From left to right the parameter space for $L=65$, 70 and 80 MeV. In all panels the blue region corresponds to parameters that satisfy the astrophysical constraints, the red region corresponds to parameters that lead to crossovers. The gray region leads to a unstable vacuum potential with $a_4<0$. The asterisks mark the sample sets of parameters of Table 1.

Figure 2

Scalar condensate as a function of baryon chemical potential for the four parameter choices of Table 1. Solid (Dashed) lines correspond to stable (metastable) solutions in each case.

Figure 3

The surface tension as a function of $m_0$ in the domain wall setup for both lepton chemical potentials at the phase transition. The region shaded in yellow corresponds to the values of the invariant mass that satisfy astrophysical constraints. On the other hand, the region shaded in blue indicates values of $m_0$ for which nuclear matter exists solely as a metastable solution and the chirally broken phase used in the surface tension calculation is the vacuum phase.

Figure 4

Surface tension of bubbles in the spinodal region for $m_0=250$, 350, 450 MeV. Red squares mark the corresponding domain wall solution at the phase transition.

Figure 5

Free energy densities of mixed phases (purple curve) and homogeneous phases (red curve) relative to the Gibbs constructed solutions (black horizontal line) for $\mathrm{\Sigma }=0.32\mathrm{MeV}/{\mathrm{fm}}^2$. The dotted line marks the critical baryon chemical potential.

Figure 6

Particle fractions for $M_0/M_N=0.65$ and $m_0=460\mathrm{MeV}$. On the left panel, parity partners are decoupled and matter consists solely of the baryon octet and leptons. On the right panel all parity partners are included. The blue band represents the discontinuity associated with the phase transition, while the red vertical lines indicate the maximum density reached within the interiors of the most massive stable stars built using the respective equations of state.

Figure 7

Comparing parity doubling and hyperonization effects on the EoS. Left panel: EoS for nucleons and N(1535) states, revealing pressure reduction with parity doubling onset due to increased degrees of freedom post-transition.
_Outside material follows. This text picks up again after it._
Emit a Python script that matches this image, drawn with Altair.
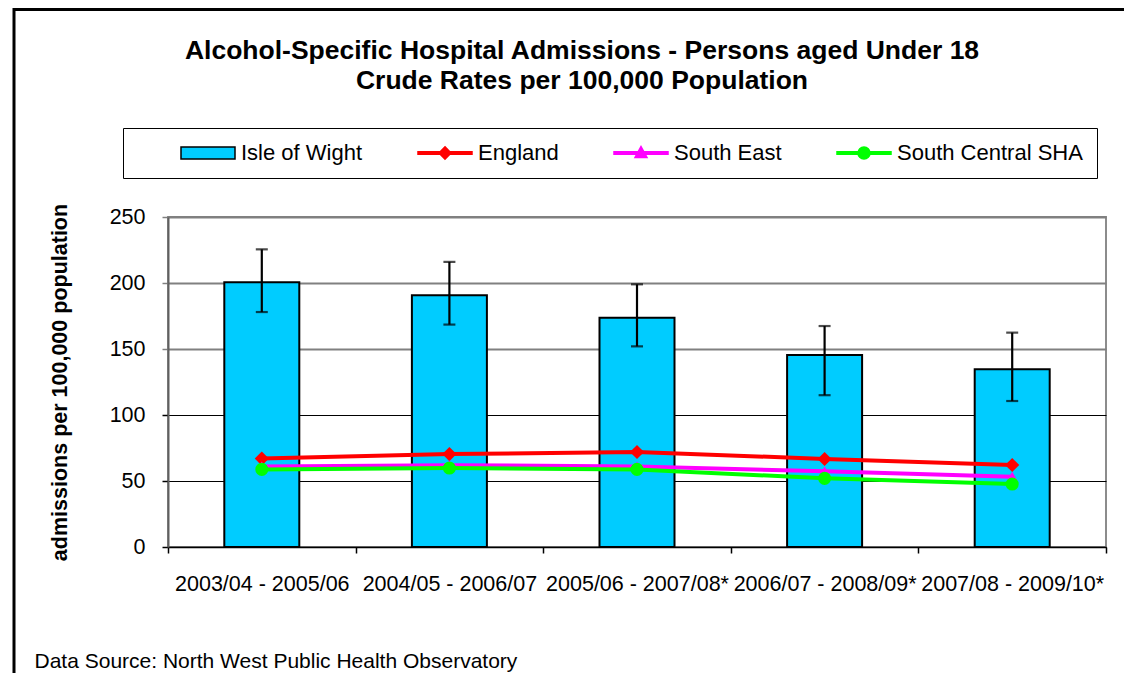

Parity doubling maintains consistent EoS slope through identical vector meson coupling. Right panel: Hyperonization-induced softening, stronger with rising strange baryon presence. Both positive and negative parity baryons were included. Weak hyperon-vector coupling eases repulsion, lowering pressure and speed of sound. All EoS were computed for the same parameters and couplings.

Figure 8

Mass-radius diagrams from EoS in Fig. 7. Gray ellipses: one-sigma confidence NICER radii measurements. Black bars: radii at 1.4 and 2.0 solar masses. Left: softening due to parity doubling, affecting larger stars; minimal impact on 1.4 solar mass stars. All curves stay NICER data compatible. Right: hyperonization across baryon octet, both parities. Hyperons at high densities impact $>2.0$ solar mass stars, suggesting small hyperonization core region.

Figure 9

Y-axis: $g_{i,\omega }\omega +g_{i,\rho }\rho +g_{i,\varphi }+{\mu }_{i,\text{charge}}$, with $i=n,p,\mathrm{\Sigma }$. A vertical red line indicates the maximum density achieved in the most massive stable star. Additionally, a vertical dotted line represents the onset of the ${\mathrm{\Sigma }}^{-}$ baryon, the sole strange baryon onset in our model. The plotted quantity serves to quantify the increased repulsion within the system as the number of the $i$th species is elevated for a given density.

Figure 10

Left panel: mass-radius relations for the stable and metastable branches, distinguished by the orange and blue curves, respectively. The shaded orange band represents the mass range within which both configurations coexist. The gray ellipses correspond to constraints from NICER with black bars marking radii of 1.4 and 2.0 solar mass stars. Right panel: baryon density vs. star radius for stars with an identical baryonic mass of 1.3 solar masses. These stars are built using solutions from both branches of the equation of state, resulting in distinct density-radius profiles at the core.

Figure 11

Gravitation mass (left panel) and radius (right panel) for star configurations with the same baryonic mass. Both branches correspond to the metastable and stable EoS obtained for parameters $M_0/M_N=0.65$ and $m_0=460\mathrm{MeV}$.